Se dietro al Covid non è rimasto niente

Davanti a tutto c’è il Covid. Subito dopo vengono le notizie che riguardano il Covid: in particolare i numeri (contagiati, percentuali, ricoveri gravi e meno gravi, tamponi, dimessi e infine i morti) e i bollettini dal fronte ospedaliero. Dietro, ecco le informazioni sui provvedimenti per arginare l’epidemia: coprifuoco, mascherine, chiusure, multe. Queste informazioni si portano appresso a loro volta le notizie su richieste di chiarimenti, pressioni di categoria, mobilitazioni dei genitori, petizioni, proteste e, ben al di là di tutto, perfino sulla guerriglia nelle strade di Napoli. A seguire, si estende la palude delle opinioni: virologi a confronto e più spesso contro, autorità riconosciute di varia natura e ispirazione, intellettuali, giornalisti, perfino comici con un grande avvenire dietro le spalle. Sullo sfondo, un po’ opaca, la vetrina della scienza che ogni giorno pesca dai notiziari specializzati per offrire la sua merce. Come va la sperimentazione del vaccino di Oxford? È vero che il virus si può curare con il plasma? Ma gli asintomatici sono gente come noi?

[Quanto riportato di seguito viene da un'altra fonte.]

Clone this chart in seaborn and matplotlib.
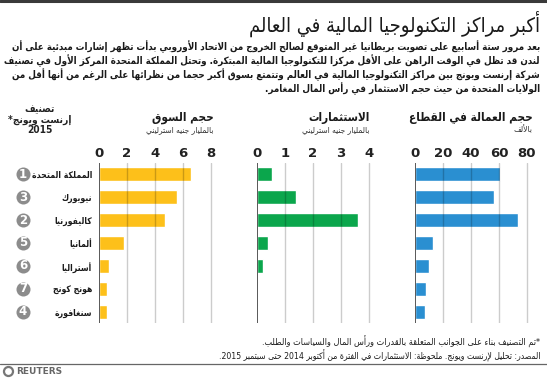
import re
import numpy as np
import pandas as pd
import matplotlib
matplotlib.use("Agg")
import matplotlib.pyplot as plt
import matplotlib.transforms as mtransforms
from matplotlib.lines import Line2D
import seaborn as sns

# ---------------- data ----------------
title = "أكبر مراكز التكنولوجيا المالية في العالم"
intro_lines = [
    "بعد مرور ستة أسابيع على تصويت بريطانيا غير المتوقع لصالح الخروج من الاتحاد الأوروبي بدأت تظهر إشارات مبدئية على أن",
    "لندن قد تظل في الوقت الراهن على الأقل مركزا للتكنولوجيا المالية المبتكرة. وتحتل المملكة المتحدة المركز الأول في تصنيف",
    "شركة إرنست ويونج بين مراكز التكنولوجيا المالية في العالم وتتمتع بسوق أكبر حجما من نظرائها على الرغم من أنها أقل من",
    "الولايات المتحدة من حيث حجم الاستثمار في رأس المال المغامر.",
]
rank_header = ["تصنيف", "إرنست ويونج*", "2015"]
countries = ["المملكة المتحدة", "نيويورك", "كاليفورنيا", "ألمانيا", "أستراليا", "هونج كونج", "سنغافورة"]
ranks = [1, 3, 2, 5, 6, 7, 4]
market = [6.6, 5.6, 4.7, 1.8, 0.7, 0.6, 0.6]
investment = [0.55, 1.4, 3.6, 0.4, 0.2, 0.05, 0.05]
employment = [61, 56.5, 73.5, 13, 10, 8, 7]
panel_titles = ["حجم السوق", "الاستثمارات", "حجم العمالة في القطاع"]
panel_units = ["بالمليار جنيه استرليني", "بالمليار جنيه استرليني", "بالألف"]
panel_ticks = [[0, 2, 4, 6, 8], [0, 1, 2, 3, 4], [0, 20, 40, 60, 80]]
footnotes = [
    "*تم التصنيف بناء على الجوانب المتعلقة بالقدرات ورأس المال والسياسات والطلب.",
    "المصدر: تحليل لإرنست ويونج. ملحوظة: الاستثمارات في الفترة من أكتوبر 2014 حتى سبتمبر 2015.",
]
source_brand = "REUTERS"

# ---------------- Arabic shaping (presentation forms + visual order) ----------------
_DUAL = {0x0626: 0xFE89, 0x0628: 0xFE8F, 0x062A: 0xFE95, 0x062B: 0xFE99, 0x062C: 0xFE9D,
         0x062D: 0xFEA1, 0x062E: 0xFEA5, 0x0633: 0xFEB1, 0x0634: 0xFEB5, 0x0635: 0xFEB9,
         0x0636: 0xFEBD, 0x0637: 0xFEC1, 0x0638: 0xFEC5, 0x0639: 0xFEC9, 0x063A: 0xFECD,
         0x0641: 0xFED1, 0x0642: 0xFED5, 0x0643: 0xFED9, 0x0644: 0xFEDD, 0x0645: 0xFEE1,
         0x0646: 0xFEE5, 0x0647: 0xFEE9, 0x064A: 0xFEF1}
_RIGHT = {0x0622: 0xFE81, 0x0623: 0xFE83, 0x0624: 0xFE85, 0x0625: 0xFE87, 0x0627: 0xFE8D,
          0x0629: 0xFE93, 0x062F: 0xFEA9, 0x0630: 0xFEAB, 0x0631: 0xFEAD, 0x0632: 0xFEAF,
          0x0648: 0xFEED, 0x0649: 0xFEEF}
_NONE = {0x0621: 0xFE80}
_LAMALEF = {0x0622: 0xFEF5, 0x0623: 0xFEF7, 0x0625: 0xFEF9, 0x0627: 0xFEFB}


def _shape(s):
    res = []
    i, n = 0, len(s)
    while i < n:
        o = ord(s[i])
        prev = ord(s[i - 1]) if i > 0 else None
        jp = prev is not None and prev in _DUAL and (o in _DUAL or o in _RIGHT)
        if o == 0x0644 and i + 1 < n and ord(s[i + 1]) in _LAMALEF:
            res.append(chr(_LAMALEF[ord(s[i + 1])] + (1 if jp else 0)))
            i += 2
            continue
        nxt = ord(s[i + 1]) if i + 1 < n else None
        jn = o in _DUAL and nxt is not None and (nxt in _DUAL or nxt in _RIGHT)
        if o in _DUAL:
            f = _DUAL[o] + (3 if (jp and jn) else 1 if jp else 2 if jn else 0)
        elif o in _RIGHT:
            f = _RIGHT[o] + (1 if jp else 0)
        elif o in _NONE:
            f = _NONE[o]
        else:
            f = o
        res.append(chr(f))
        i += 1
    return "".join(res)


def ar(s):
    shaped = _shape(s)
    toks = re.findall(r"[0-9A-Za-z]+|[^0-9A-Za-z]", shaped)
    return "".join(reversed(toks))


# ---------------- figure ----------------
sns.set_theme(style="white")
plt.rcParams["font.family"] = ["DejaVu Sans"]
W, H = 547, 378
fig = plt.figure(figsize=(W / 100, H / 100), dpi=100)
fig.patch.set_facecolor("white")


def fx(x):
    return x / W


def fy(y):
    return 1 - y / H


renderer = fig.canvas.get_renderer()


def text_width(s, fs, **kw):
    t = fig.text(0, 0, s, fontsize=fs, **kw)
    w = t.get_window_extent(renderer=renderer).width
    t.remove()
    return w


def fit_size(strings, target_w, base=8, **kw):
    w = max(text_width(s, base, **kw) for s in strings)
    return base * target_w / w


def fit_text(x, y, s, target_w, base, **kw):
    fs = fit_size([s], target_w, base, **kw)
    return fig.text(fx(x), fy(y), s, fontsize=fs, **kw)


# top rule
fig.add_artist(Line2D([0, 1], [fy(1.2)] * 2, color="#3a3a3a", lw=2.2))

# title
fit_text(540, 24, ar(title), 292, 14, ha="right", va="center", color="#1a1a1a",
         fontstretch="condensed")

# intro paragraph
body_kw = dict(fontweight="bold", fontstretch="condensed")
body_fs = fit_size([ar(intro_lines[0])], 533, 8, **body_kw)
for i, line in enumerate(intro_lines):
    fig.text(fx(540), fy(47 + 14 * i), ar(line), fontsize=body_fs,
             ha="right", va="center", color="#1a1a1a", **body_kw)

# rank header
rh_fs = fit_size([ar(rank_header[1])], 64, 8, **body_kw)
for i, s in enumerate(rank_header):
    fig.text(fx(40), fy(109 + 10.5 * i), ar(s), fontsize=rh_fs,
             ha="center", va="center", color="#222", **body_kw)

df = pd.DataFrame({"country": countries, "rank": ranks, "market": market,
                   "investment": investment, "employment": employment})

panels = [
    dict(col="market", x0=99, ppu=14, xmax=8.35, color="#FDC01A", hx=214),
    dict(col="investment", x0=257, ppu=28, xmax=4.2, color="#0BA64C", hx=370),
    dict(col="employment", x0=415, ppu=1.4, xmax=84, color="#2A8FD1", hx=533),
]
top, bot = 163, 323
country_fs = fit_size([ar(c) for c in countries], 60, 8, **body_kw)

for k, p in enumerate(panels):
    ax = fig.add_axes([fx(p["x0"]), fy(bot), p["xmax"] * p["ppu"] / W, (bot - top) / H])
    sns.barplot(data=df, x=p["col"], y="country", order=countries, orient="h",
                color=p["color"], saturation=1, width=0.57, ax=ax, zorder=2)
    ax.set_xlim(0, p["xmax"])
    ax.set_ylim(6.48, -0.48)
    ax.set_xlabel("")
    ax.set_ylabel("")
    for sp in ax.spines.values():
        sp.set_visible(False)
    ax.grid(False)
    ax.set_facecolor("none")
    ticks = panel_ticks[k]
    for t in ticks[1:]:
        ax.axvline(t, color="black", alpha=0.2, lw=1, zorder=3)
    ax.axvline(0, color="#3c3c3c", lw=1.2, zorder=4)
    ax.set_xticks(ticks)
    ax.set_xticklabels([str(t) for t in ticks], fontweight="bold", fontsize=9.5, color="#222")
    ax.xaxis.tick_top()
    ax.tick_params(axis="x", length=0, pad=2.5)
    if k == 0:
        ax.set_yticks(range(len(countries)))
        ax.set_yticklabels([ar(c) for c in countries], fontsize=country_fs, color="#1a1a1a",
                           **body_kw)
        ax.tick_params(axis="y", length=0, pad=5)
        trans = mtransforms.blended_transform_factory(fig.transFigure, ax.transData)
        ax.scatter([fx(23)] * len(ranks), range(len(ranks)), s=102, color="#8c8c8c",
                   transform=trans, clip_on=False, zorder=5, linewidths=0)
        for i, r in enumerate(ranks):
            ax.text(fx(23), i, str(r), transform=trans, ha="center", va="center",
                    color="white", fontsize=8.5, fontweight="bold", zorder=6, clip_on=False)
    else:
        ax.set_yticks([])
    # headers
    fig.text(fx(p["hx"]), fy(118), ar(panel_titles[k]), fontsize=8.5, ha="right",
             va="center", color="#1a1a1a", **body_kw)
    fig.text(fx(p["hx"]), fy(130), ar(panel_units[k]), fontsize=6, ha="right",
             va="center", color="#333", fontstretch="condensed")

# footnotes
fit_text(540, 342, ar(footnotes[0]), 277, 7, ha="right", va="center", color="#1a1a1a",
         fontstretch="condensed")
fit_text(540, 356, ar(footnotes[1]), 323, 7, ha="right", va="center", color="#1a1a1a",
         fontstretch="condensed")

# bottom rule and brand
fig.add_artist(Line2D([0, 1], [fy(363.5)] * 2, color="#666", lw=0.9))
fig.add_artist(Line2D([fx(8)], [fy(371)], marker="o", markersize=6.5, markerfacecolor="white",
                      markeredgecolor="#777", markeredgewidth=1.6, lw=0))
fig.text(fx(16), fy(371), source_brand, fontsize=6.5, fontweight="bold", color="#666",
         ha="left", va="center")

fig.savefig("out.png", dpi=100, facecolor="white")
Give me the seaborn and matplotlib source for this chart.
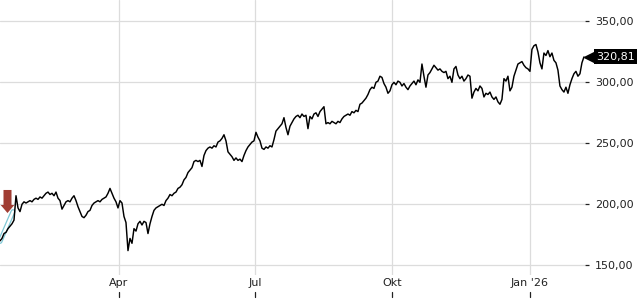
import matplotlib
matplotlib.use("Agg")
import matplotlib.pyplot as plt
import matplotlib.transforms as mtransforms
from matplotlib.path import Path
import numpy as np
import pandas as pd
import seaborn as sns

# ---------------- data ----------------
start = "2025-01-11 10:00"
end = "2026-02-06 02:00"
closes = [
    170, 172, 176, 177, 180, 182, 184, 187, 207, 197, 194, 200, 202, 201, 202, 203,
    202, 204, 205, 204, 206, 205, 207, 209, 210, 208, 209, 207, 210, 205, 203, 196,
    199, 202, 203, 202, 205, 207, 203, 198, 194, 190, 189, 191, 194, 195, 199, 201,
    202, 203, 202, 204, 205, 206, 209, 213, 209, 205, 202, 197, 203, 201, 190, 185,
    162, 172, 168, 180, 178, 184, 186, 183, 186, 185, 176, 184, 190, 195, 197, 198,
    199, 200, 199, 203, 205, 208, 207, 209, 210, 213, 214, 216, 220, 222, 226, 228,
    230, 235, 236, 235, 236, 231, 240, 244, 246, 247, 246, 248, 247, 251, 252, 254,
    257, 252, 243, 241, 239, 236, 238, 236, 237, 235, 240, 244, 247, 249, 251, 252,
    259, 255, 252, 246, 245, 247, 246, 248, 247, 253, 260, 262, 264, 266, 271, 263,
    257, 264, 267, 270, 272, 273, 271, 274, 272, 273, 262, 272, 270, 274, 275, 272,
    276, 278, 280, 266, 267, 266, 268, 267, 266, 268, 267, 270, 272, 273, 274, 273,
    276, 275, 277, 276, 282, 283, 285, 287, 290, 294, 296, 295, 300, 301, 305, 304,
    299, 296, 291, 293, 298, 300, 298, 301, 300, 297, 299, 296, 294, 297, 299, 301,
    298, 302, 300, 315, 305, 296, 306, 308, 311, 314, 312, 310, 311, 309, 308, 309,
    303, 305, 300, 311, 313, 306, 303, 305, 301, 303, 306, 305, 287, 292, 295, 293,
    297, 295, 288, 291, 290, 292, 288, 286, 288, 284, 282, 286, 303, 301, 305, 293,
    296, 305, 310, 315, 316, 317, 314, 312, 311, 309, 327, 330, 331, 325, 316, 311,
    324, 322, 326, 321, 324, 318, 316, 310, 297, 294, 292, 296, 291, 298, 303, 307,
    309, 305, 307, 316, 320.81,
]
last_label = "320,81"

tick_dates = ["2025-04-01", "2025-07-01", "2025-10-01", "2026-01-01"]
tick_labels = ["Apr", "Jul", "Okt", "Jan '26"]
y_ticks = [150, 200, 250, 300, 350]
y_tick_labels = ["150,00", "200,00", "250,00", "300,00", "350,00"]

trend_dates = ["2025-01-11 10:00", "2025-01-20 03:00"]
trend_values = [169.5, 194.0]

signal_date = "2025-01-16 00:00"
signal_price = 202.3

x_range = ["2025-01-11 10:00", "2026-02-06 19:00"]
y_range = [142.0, 367.5]

# ---------------- figure ----------------
sns.set_theme(style="white")
plt.rcParams["font.family"] = ["DejaVu Sans"]

dates = pd.date_range(start, end, periods=len(closes))
df = pd.DataFrame({"date": dates, "close": closes})
trend_df = pd.DataFrame({"date": pd.to_datetime(trend_dates), "v": trend_values})

fig = plt.figure(figsize=(6.4, 3.0), dpi=100)
ax = fig.add_axes([0, 25 / 300, 585 / 640, 275 / 300])
ax.set_facecolor("white")

# grid
for t in pd.to_datetime(tick_dates):
    ax.axvline(t, color="#dcdcdc", lw=0.9, zorder=0)
for yv in y_ticks:
    ax.axhline(yv, color="#dcdcdc", lw=0.9, zorder=0)

# trend highlight (cyan double line)
sns.lineplot(data=trend_df, x="date", y="v", ax=ax, color="#7fc8d6", lw=3.6, zorder=2)
sns.lineplot(data=trend_df, x="date", y="v", ax=ax, color="white", lw=1.8, zorder=2.5)

# price line
sns.lineplot(data=df, x="date", y="close", ax=ax, color="black", lw=1.05, zorder=3)

# signal arrow (down)
arrow_verts = [(-4.0, 11.5), (4.0, 11.5), (4.0, -3.5), (6.8, -3.5), (0, -11.5),
               (-6.8, -3.5), (-4.0, -3.5), (-4.0, 11.5)]
arrow_codes = [Path.MOVETO] + [Path.LINETO] * 6 + [Path.CLOSEPOLY]
arrow_marker = Path(arrow_verts, arrow_codes)
ax.plot([pd.Timestamp(signal_date)], [signal_price], marker=arrow_marker, ms=16.6,
        color="#a03d33", mec="none", ls="none", zorder=4, clip_on=False)

ax.set_xlim(pd.to_datetime(x_range))
ax.set_ylim(y_range)

ax.set_xticks(pd.to_datetime(tick_dates))
ax.set_xticklabels(tick_labels)
ax.set_yticks(y_ticks)
ax.set_yticklabels(y_tick_labels)
ax.yaxis.tick_right()
ax.tick_params(axis="y", which="both", length=3.2, width=0.9, color="#222222",
               pad=4.2, labelsize=8, labelcolor="#222222", right=True, left=False)
ax.tick_params(axis="x", length=0, pad=2.5, labelsize=8, labelcolor="#222222")
ax.set_xlabel("")
ax.set_ylabel("")
for s in ax.spines.values():
    s.set_visible(False)
ax.grid(False)

# small date ticks below the labels
btr = mtransforms.blended_transform_factory(ax.transData, fig.transFigure)
for t in pd.to_datetime(tick_dates):
    ax.plot([t, t], [3 / 300, 8 / 300], color="#222222", lw=0.9,
            transform=btr, clip_on=False)

# last price tag
tr = mtransforms.blended_transform_factory(fig.transFigure, ax.transData)
last = closes[-1]
ax.plot([590 / 640], [last], marker="<", ms=9, color="black", transform=tr,
        clip_on=False, zorder=5)
ax.text(596 / 640, last, last_label, transform=tr, color="white", fontsize=8,
        va="center", ha="left", clip_on=False, zorder=6,
        bbox=dict(boxstyle="square,pad=0.22", fc="black", ec="none"))

fig.savefig("out.png", dpi=100)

Dietro ancora, indistinta e brutale, la paura, ovvero l’inquietudine multiforme, che non sta mai ferma: si manifesta d’un tratto come timore per la nostra salute e per quella dei nostri cari, poi come incubo per la libertà perduta e come preoccupazione per il futuro, in termini economici, lavorativi, professionali.

E dietro tutto questo? Niente, non c’è rimasto niente. Il Covid si è preso tutto, capace com’è di infiltrarsi nei polmoni quanto nei pensieri, nella carne così come nella psiche. Rimane, forse, qualche distrazione. Una partita di calcio vista in tv, ecco, con le telecamere in cerca di presenze umane in stadi che rimbombano delle grida lanciate dai calciatori, figure che sembrano cercarsi le une con le altre per vincere la solitudine ancor prima della partita. Rimangono i libri, la musica, i film e gli spettacoli in quelle sale che, coraggiosamente, a prezzo dell’emorragia di posti a sedere e di biglietti venduti, rimangono (rimanevano) aperte. Ci sono i familiari, i parenti, i colleghi e gli amici con cui scambiarsi impressioni e incoraggiamenti e addirittura, in uno sforzo supremo, cercare di parlar d’altro. Ma si tratta di distrazioni, brevi isole emerse dai flutti del Covid, inteso come preoccupazione dominante, che, nel giro di qualche ora o perfino di qualche minuto, vengono sommerse e scompaiono.

In questo senso possiamo già dirci tutti malati di Covid, perché laddove non può far soffrire il corpo, esso arriva comunque a tormentare la mente. Guarire significherà tornare a respirare e pensare in autonomia, a farci prigionieri di ossessioni personali e dolori che avremo raccolto da noi stessi, senza che nulla ci venga imposto da un vento che spira troppo forte per le nostre forze.

Solo allora sapremo che cosa è la libertà di cui troppo spesso blateriamo in queste ore e - chissà? - potremo anche aver imparato a non lasciarci più travolgere da spauracchi di terza mano e secondi fini.